When the court decides to rule in a manner that brings chaos to the nation with oppositional positions heated to near violence, we need to examine the nature of the court.

Three new Republican appointees, in lockstep, voted for legislation changing abortion rights, gun control and climate change, each a culturally divisive issue. Dramatically, the court abandoned the “standing by things decided” mentality of incremental change most often used by the court, instead making life-changing alterations for half of Americans. The Supreme Court moved from a judicial referee to a law-creation body and has already agreed to review more hot-button issues next term.

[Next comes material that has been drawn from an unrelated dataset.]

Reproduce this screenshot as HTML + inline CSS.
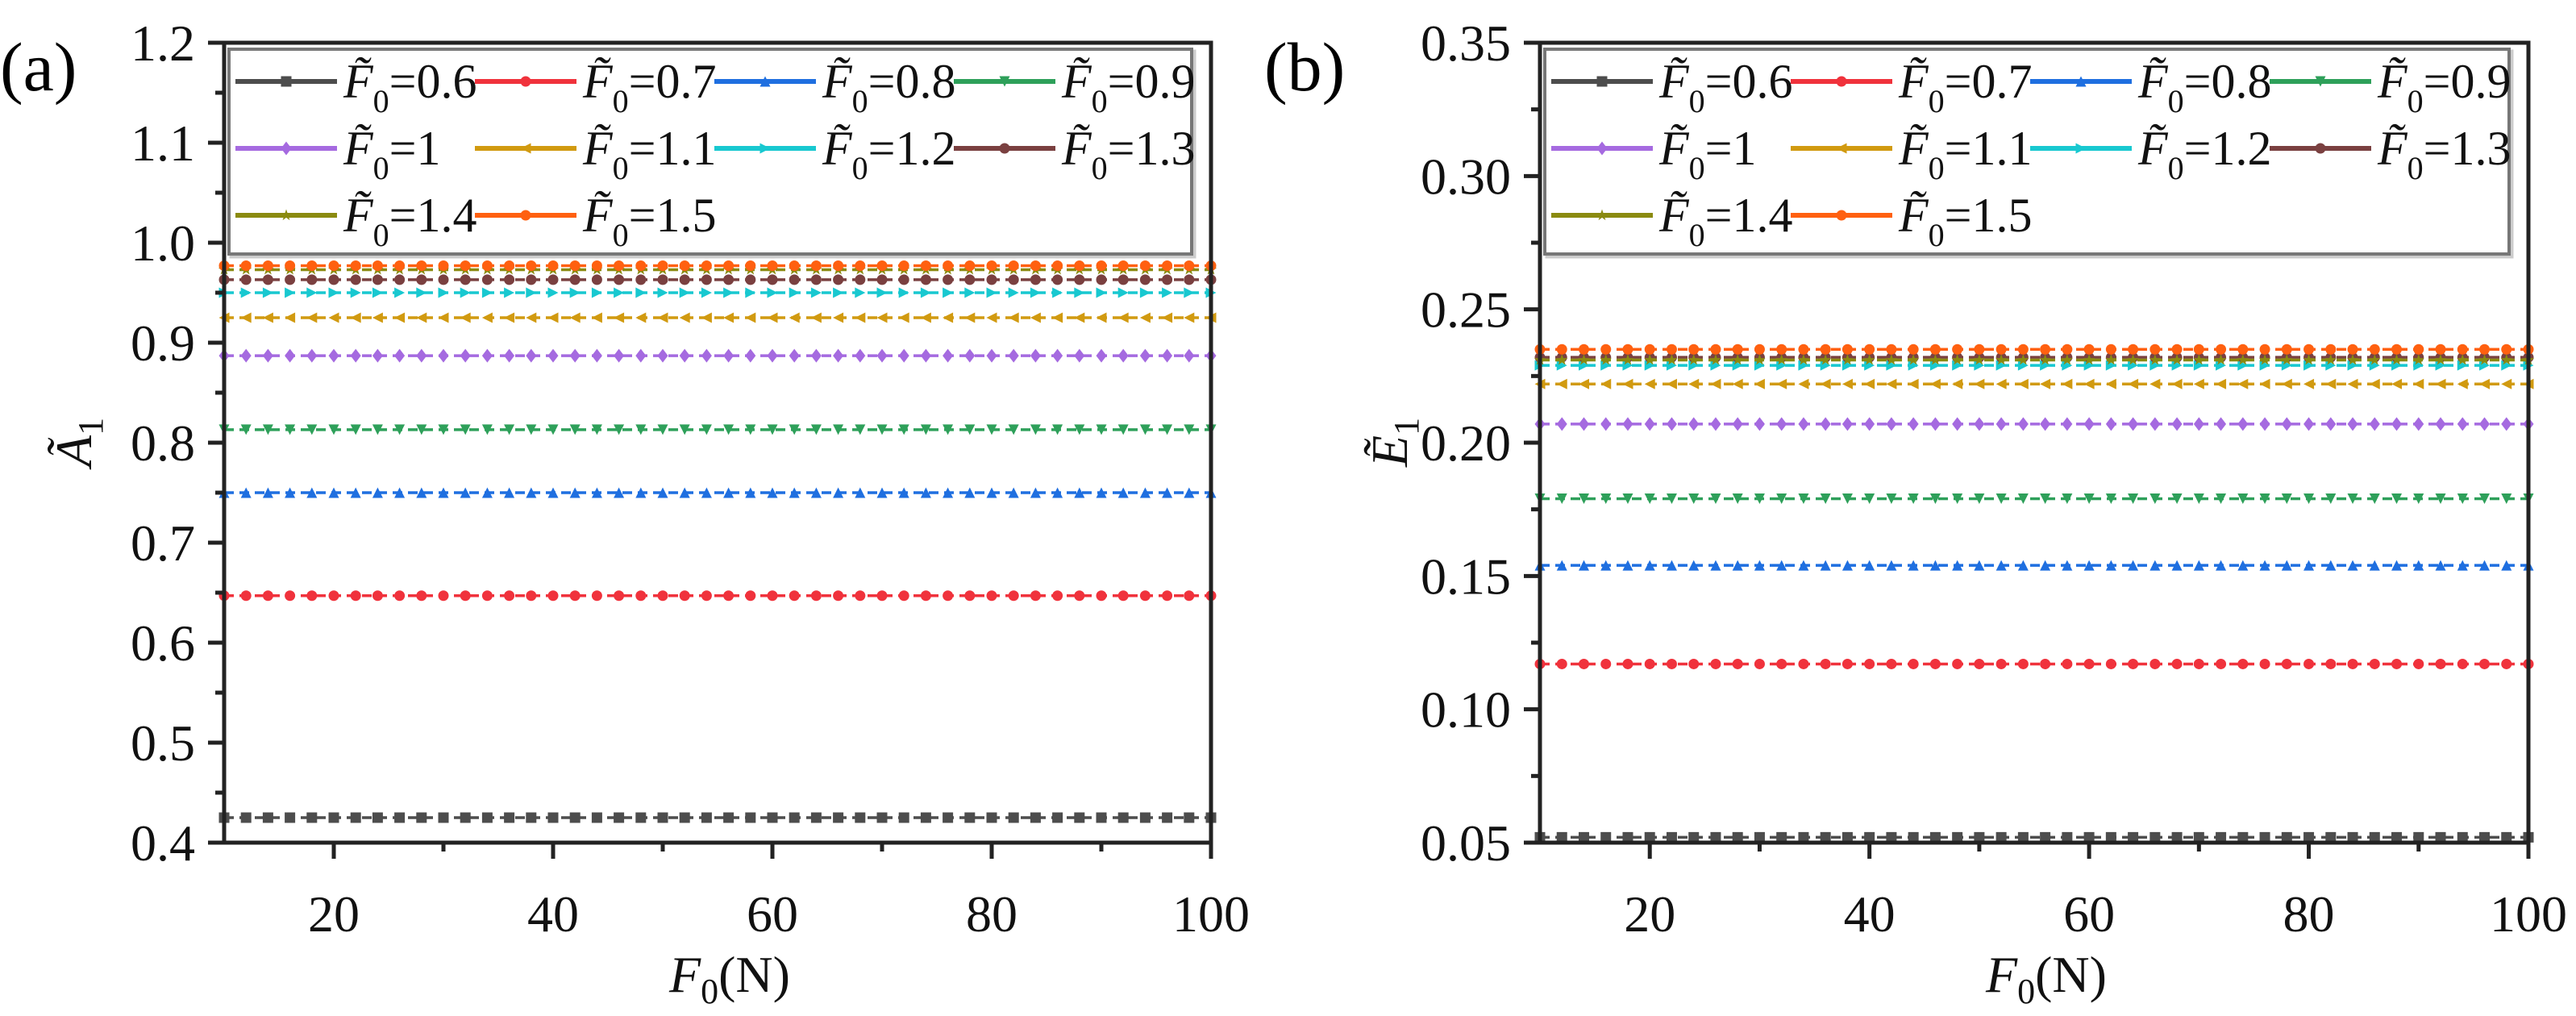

This movement is ironic since conservative politicians of our era have long pontificated against activist judges, suggesting that strict adherence to the constitution is the ideal. The current conservative-oriented judges paid no heed to such beliefs. In doing so, the court effectively ended the federal government as we know it. Given the court’s makeup, there is concern that the present radical court could dominate for decades.

Steps can be taken to modify the court, although all are very difficult. Much of the public is already in favor of altering appointments for life. No state supreme court allows lifetime tenure and typically requires a term limit of 20 years.

Unfortunately, most experts agree that such an alteration at the federal level requires an amendment to our constitution, a very arduous task.

Age limits are also a plausible change. Hovering over the elderly justice’s demise is unseemly and unwise. We have been fortunate in the cognitive capabilities of recent justices, but that is not a certainty.

Democrats could increase the court size from nine to 13, a change that becomes more appealing as the court becomes more ideological. Another option is to increase the size of the court to 12, thereby balancing our current court. Tied decisions allow lower-court decisions to stand, thus also reducing a dominant ideological court to dominate.

The actions of Sen. Mitch McConnell, delaying the consideration of Merrick Garland and then rushing through the confirmation of Amy Coney Barrett days before Joe Biden’s election, corrupted the very balance of power and adherence to the founding principles that the Republicans purport to hold in such high esteem. Both parties should support congressional efforts to tighten the process to prevent similar actions in the future.

Given the fierce political divisions of the country, changes are unlikely soon. This issue is of such critical importance to the future of our country, however, that it needs to be put into the public discussion in coming elections.

The extreme rulings of the current court have put our beloved country at war with itself like few other times in our history. Such power in the hand of an unelected body should not stand. It may take time, but the Supreme Court needs to be changed for the sake of our democracy.